With effect from 1 May 2007, expert medical witness reports supplied directly by the expert concerned have become liable to VAT at the standard rate, where that expert is registered for VAT. This has given rise to various issues for personal injury solicitors, who are faced with treating the onward supply of such reports, and indeed medical records, to their clients correctly for VAT purposes. We have now clarified with HM Revenue & Customs how such onward supplies should in fact be treated, and in our view this should be of interest to all personal injury lawyers.
The issue is whether, and when, such onward supplies are eligible for treatment as disbursements. This is important because the client will be unable to recover any VAT charged to them. Assuming the solicitor is VAT registered, VAT would have to be so charged if the supply is not a disbursement.
In order to be eligible for treatment as a disbursement, a supply must meet all of the following 8 conditions:
1. The lawyer must act as agent for the client in paying the expert.
2. The client receives and uses the expert's report in dealing with their case.

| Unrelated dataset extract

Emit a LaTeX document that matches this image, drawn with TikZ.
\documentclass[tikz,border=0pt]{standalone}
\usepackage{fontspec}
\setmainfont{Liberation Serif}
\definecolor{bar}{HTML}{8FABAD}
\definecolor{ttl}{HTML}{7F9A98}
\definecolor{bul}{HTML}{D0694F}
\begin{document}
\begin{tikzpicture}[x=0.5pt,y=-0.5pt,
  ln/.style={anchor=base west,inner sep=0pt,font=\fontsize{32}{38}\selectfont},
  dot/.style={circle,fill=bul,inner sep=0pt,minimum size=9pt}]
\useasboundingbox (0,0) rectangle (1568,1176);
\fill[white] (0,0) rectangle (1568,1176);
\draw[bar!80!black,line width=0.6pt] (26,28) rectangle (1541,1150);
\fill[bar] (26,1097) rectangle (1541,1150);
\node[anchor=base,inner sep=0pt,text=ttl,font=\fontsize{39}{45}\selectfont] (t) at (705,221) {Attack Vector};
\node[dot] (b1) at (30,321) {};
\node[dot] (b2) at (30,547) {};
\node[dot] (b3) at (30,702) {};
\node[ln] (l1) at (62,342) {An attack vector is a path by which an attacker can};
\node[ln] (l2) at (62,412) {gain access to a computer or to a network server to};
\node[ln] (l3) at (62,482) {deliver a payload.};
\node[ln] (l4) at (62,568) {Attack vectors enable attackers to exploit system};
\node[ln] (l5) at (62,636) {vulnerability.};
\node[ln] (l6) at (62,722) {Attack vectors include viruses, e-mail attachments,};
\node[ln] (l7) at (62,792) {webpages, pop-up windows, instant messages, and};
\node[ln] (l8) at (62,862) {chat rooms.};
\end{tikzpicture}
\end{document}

3. The client is responsible for paying the expert.
4. The client authorises the lawyer to pay the expert on their behalf.
5. The client knows that the report will be provided by an expert and not by the lawyer.

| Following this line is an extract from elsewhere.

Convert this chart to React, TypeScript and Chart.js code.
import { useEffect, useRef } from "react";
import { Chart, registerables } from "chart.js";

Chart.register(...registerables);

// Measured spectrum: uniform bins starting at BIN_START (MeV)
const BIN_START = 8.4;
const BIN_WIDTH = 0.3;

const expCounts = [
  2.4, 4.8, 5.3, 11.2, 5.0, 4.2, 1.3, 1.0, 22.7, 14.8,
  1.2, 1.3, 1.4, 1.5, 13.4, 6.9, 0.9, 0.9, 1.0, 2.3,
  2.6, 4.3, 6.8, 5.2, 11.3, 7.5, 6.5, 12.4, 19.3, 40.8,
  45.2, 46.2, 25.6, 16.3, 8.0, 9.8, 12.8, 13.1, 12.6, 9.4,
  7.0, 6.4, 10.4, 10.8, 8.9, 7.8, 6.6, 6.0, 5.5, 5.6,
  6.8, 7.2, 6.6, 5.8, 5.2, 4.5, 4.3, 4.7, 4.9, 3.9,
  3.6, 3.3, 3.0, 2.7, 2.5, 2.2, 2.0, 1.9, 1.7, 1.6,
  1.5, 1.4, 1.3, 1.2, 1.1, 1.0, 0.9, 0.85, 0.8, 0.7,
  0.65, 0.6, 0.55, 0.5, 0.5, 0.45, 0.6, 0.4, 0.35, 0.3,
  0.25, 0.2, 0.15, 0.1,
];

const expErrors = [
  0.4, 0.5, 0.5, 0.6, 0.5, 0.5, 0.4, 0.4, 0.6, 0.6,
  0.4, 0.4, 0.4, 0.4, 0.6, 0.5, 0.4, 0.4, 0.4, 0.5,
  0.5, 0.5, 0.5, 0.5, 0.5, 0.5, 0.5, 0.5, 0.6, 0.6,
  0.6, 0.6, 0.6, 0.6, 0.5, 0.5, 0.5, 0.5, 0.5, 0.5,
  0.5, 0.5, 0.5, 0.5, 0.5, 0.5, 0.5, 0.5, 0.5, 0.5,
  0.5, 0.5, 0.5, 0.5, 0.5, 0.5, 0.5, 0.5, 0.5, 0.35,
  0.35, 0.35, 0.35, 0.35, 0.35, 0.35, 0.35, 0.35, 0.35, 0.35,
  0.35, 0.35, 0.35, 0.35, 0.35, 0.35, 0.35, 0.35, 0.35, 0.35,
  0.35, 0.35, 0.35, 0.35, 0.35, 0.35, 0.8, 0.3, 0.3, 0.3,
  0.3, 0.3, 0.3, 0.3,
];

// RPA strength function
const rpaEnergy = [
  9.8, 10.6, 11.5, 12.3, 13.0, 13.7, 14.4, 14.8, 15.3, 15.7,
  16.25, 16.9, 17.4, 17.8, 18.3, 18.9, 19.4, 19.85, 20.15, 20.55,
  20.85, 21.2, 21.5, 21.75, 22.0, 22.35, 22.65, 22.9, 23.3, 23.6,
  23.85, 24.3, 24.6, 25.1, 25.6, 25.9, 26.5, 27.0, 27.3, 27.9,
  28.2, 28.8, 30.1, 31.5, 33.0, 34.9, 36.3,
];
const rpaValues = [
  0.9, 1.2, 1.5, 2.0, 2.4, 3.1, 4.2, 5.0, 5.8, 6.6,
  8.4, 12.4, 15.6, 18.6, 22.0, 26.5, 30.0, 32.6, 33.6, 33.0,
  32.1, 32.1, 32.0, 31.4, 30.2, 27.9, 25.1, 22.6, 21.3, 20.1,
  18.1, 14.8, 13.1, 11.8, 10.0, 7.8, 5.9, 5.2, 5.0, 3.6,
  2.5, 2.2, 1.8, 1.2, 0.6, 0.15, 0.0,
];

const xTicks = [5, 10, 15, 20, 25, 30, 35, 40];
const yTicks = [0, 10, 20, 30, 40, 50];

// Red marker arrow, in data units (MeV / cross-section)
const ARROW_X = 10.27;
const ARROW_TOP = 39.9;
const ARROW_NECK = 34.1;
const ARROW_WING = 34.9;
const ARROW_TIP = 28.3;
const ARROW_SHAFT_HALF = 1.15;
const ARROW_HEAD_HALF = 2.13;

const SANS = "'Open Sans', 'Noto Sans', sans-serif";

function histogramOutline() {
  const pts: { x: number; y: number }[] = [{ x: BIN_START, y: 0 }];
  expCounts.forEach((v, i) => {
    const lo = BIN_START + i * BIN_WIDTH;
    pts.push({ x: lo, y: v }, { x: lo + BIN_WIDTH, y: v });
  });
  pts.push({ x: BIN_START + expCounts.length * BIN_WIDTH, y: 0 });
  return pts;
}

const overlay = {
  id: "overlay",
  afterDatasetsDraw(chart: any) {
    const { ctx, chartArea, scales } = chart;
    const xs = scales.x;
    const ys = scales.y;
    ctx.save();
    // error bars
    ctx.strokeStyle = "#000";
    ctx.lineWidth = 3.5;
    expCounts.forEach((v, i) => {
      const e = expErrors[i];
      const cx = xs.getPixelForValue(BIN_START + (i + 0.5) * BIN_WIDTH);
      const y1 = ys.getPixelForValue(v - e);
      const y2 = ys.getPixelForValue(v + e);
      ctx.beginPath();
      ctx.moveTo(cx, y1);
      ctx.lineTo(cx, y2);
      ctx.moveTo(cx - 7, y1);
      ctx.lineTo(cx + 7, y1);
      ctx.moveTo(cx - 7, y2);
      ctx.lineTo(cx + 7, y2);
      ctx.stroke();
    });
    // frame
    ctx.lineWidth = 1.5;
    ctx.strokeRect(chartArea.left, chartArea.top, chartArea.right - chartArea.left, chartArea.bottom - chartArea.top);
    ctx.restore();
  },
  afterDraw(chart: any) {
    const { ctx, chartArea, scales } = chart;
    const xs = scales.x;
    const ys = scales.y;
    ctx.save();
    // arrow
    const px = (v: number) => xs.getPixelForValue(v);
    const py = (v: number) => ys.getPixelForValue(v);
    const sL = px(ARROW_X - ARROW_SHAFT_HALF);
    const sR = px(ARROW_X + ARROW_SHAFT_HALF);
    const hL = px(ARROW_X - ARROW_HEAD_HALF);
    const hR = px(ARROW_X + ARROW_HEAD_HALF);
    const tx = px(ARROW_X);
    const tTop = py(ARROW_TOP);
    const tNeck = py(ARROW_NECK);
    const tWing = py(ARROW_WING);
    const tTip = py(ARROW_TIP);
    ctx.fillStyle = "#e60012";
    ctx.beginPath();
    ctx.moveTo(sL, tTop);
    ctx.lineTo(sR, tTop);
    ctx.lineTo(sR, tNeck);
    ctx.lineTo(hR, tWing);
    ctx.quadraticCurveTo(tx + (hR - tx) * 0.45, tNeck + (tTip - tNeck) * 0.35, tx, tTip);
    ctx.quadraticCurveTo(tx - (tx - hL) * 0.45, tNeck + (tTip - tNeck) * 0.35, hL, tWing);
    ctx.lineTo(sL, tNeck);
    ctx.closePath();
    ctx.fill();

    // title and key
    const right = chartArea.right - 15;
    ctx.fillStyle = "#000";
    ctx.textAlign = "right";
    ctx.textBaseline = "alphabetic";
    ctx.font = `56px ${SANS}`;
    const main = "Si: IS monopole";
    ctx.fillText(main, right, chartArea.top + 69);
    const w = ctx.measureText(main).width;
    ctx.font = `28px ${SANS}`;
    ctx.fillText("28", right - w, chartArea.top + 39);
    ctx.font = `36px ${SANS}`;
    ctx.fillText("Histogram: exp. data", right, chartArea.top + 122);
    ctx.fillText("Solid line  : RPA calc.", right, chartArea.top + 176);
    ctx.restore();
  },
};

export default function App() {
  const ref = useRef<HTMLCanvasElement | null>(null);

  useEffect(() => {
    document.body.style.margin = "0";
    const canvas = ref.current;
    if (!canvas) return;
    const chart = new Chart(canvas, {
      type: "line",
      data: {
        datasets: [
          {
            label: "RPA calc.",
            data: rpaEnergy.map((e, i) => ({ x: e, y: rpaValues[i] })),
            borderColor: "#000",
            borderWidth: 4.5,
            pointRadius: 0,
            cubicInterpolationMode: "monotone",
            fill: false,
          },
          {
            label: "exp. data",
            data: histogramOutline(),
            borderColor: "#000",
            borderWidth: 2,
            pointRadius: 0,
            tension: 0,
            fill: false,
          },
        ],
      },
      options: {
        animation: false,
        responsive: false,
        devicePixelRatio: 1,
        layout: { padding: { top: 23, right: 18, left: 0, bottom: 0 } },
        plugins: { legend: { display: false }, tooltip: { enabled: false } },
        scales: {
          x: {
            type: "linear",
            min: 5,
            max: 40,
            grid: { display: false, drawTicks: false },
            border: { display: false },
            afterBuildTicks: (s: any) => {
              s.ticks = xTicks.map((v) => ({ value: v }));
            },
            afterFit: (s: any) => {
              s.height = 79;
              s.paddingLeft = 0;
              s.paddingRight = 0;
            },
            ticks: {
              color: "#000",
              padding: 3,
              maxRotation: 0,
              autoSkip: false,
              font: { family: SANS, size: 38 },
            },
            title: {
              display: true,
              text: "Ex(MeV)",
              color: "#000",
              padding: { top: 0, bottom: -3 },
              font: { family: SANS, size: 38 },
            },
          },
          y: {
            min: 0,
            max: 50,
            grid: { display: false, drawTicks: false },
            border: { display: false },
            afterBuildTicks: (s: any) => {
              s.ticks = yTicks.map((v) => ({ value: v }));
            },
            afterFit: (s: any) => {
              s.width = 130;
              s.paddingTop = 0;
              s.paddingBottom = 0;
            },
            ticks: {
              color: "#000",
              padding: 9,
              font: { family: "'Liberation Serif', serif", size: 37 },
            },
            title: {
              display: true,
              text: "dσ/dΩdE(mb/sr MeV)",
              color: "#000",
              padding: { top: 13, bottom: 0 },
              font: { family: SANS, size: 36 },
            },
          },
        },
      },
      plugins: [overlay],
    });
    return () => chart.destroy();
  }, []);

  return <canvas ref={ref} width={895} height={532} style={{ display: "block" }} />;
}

6. The expert's fees are separately itemised by the lawyer as a disbursement when invoicing the client.
7. Only the precise amount of the expert's fees is recovered from the client by the lawyer.
8. The expert's services are clearly additional to those supplied by the lawyer to the client.
Precisely the same conditions apply to the treatment of medical records accessed by way of Subject Access Request, where the cost of obtaining the records is passed on to the client.
Of particular interest is the situation where, before passing on the report or records to the client, the solicitor reviews the paperwork, or both reviews it and makes recommendations based upon it. Does either of these actions render the report or records ineligible for treatment as a disbursement?
HMRC's considered response to this question is that if the solicitors "receive and review expert medical witness reports or medical records and make recommendations based on these documents for their client,..... a disbursement is not taking place."
Given that the solicitor would hardly be in a position to make recommendations if he or she had not reviewed the report or records, this makes the critical factor in deciding upon eligibility for treatment as a disbursement whether recommendations have been made to the client based upon the report or records. If not, disbursement treatment is potentially available if the 8 tests above are met. If so, the supply of the report or records cannot be a disbursement.
This will of course give rise to some highly philosophical arguments about what are and are not recommendations. The Oxford English Dictionary defines "recommend" as "advising a course of action", which may be of some help in this respect, and I guess in practice that sometimes a solicitor will make recommendations based upon a report or records and sometimes not, the former presumably being more likely if the records or report disclose some factor of the case not previously clear.
It is clear that the onward supply of report or records, accompanied by recommendations, by a solicitor (if not a disbursement) is VATable even if the supply by the expert, hospital or doctor to the solicitor is not itself VATable.
Hopefully the above is of assistance to personal injury solicitors in clarifying the nature of the supply they make when obtaining and forwarding expert witness reports or medical records to clients.